1. Introduction

Features include:

Flexible submission

  • Submit jobs using a simple batch system style command line interface which can be installed anywhere
  • Submit jobs from any Jupyter notebook
  • Interact programmatically from any language using a RESTful API

Reliability and reproducibility

  • All jobs are run in containers to ensure they will reliably run anywhere and are reproducible

MPI ready

  • Run multi-node Open MPI, Intel MPI or MPICH jobs in addition to single-node HTC jobs

Workflows

  • Construct complex workflows by specifying the dependencies between different jobs
  • Automatically perform parameter sweeps

Multi-cloud native

  • Go beyond a single cloud and leverage the resources and features available across many clouds

Invisible infrastructure

  • All infrastructure provisioning is handled completely automatically and is totally transparent to the user

1.1. Workflows, jobs and tasks

A job in PROMINENCE consists of the following:

  • Name
  • Labels
  • Input files
  • Output files
  • Required resources (e.g.

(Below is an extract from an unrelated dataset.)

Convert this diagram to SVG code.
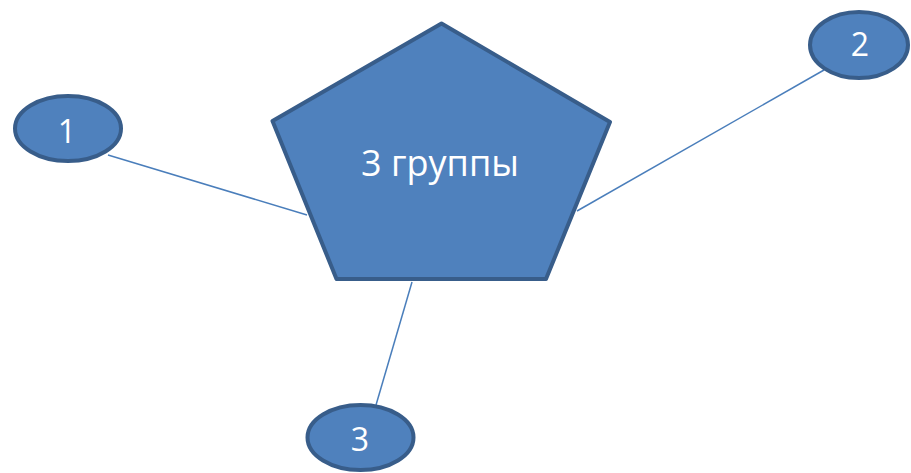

CPU cores, memory, disk)
  • One or more task definitions
  • Policies (e.g. how many times should failing tasks should be retried)

Tasks execute sequentially within a job, and consist of the following:

  • Container image
  • Container runtime
  • Command to run and optionally any arguments
  • Environment variables
  • Current working directory

A workflow consists of one or more jobs and optionally any dependencies between them. Jobs within a workflow can be executed sequentially, in parallel or combinations of both.

An example workflow, including how it is made up of jobs and tasks, is shown below:

_images/prominence-tasks-jobs-workflows.png

1.2. Job lifecycle

List of possible job states:

  • pending: the job is not yet running.
  • running: the job is runing.
  • completed: the job has completed, however note that the user application’s exit status may or may not be 0.
  • deleted: the job has been deleted by the user.
  • killed: the job has been forcefully terminated, for example it had been running for too long.
  • failed: the job failed, for example the container image could not be pulled.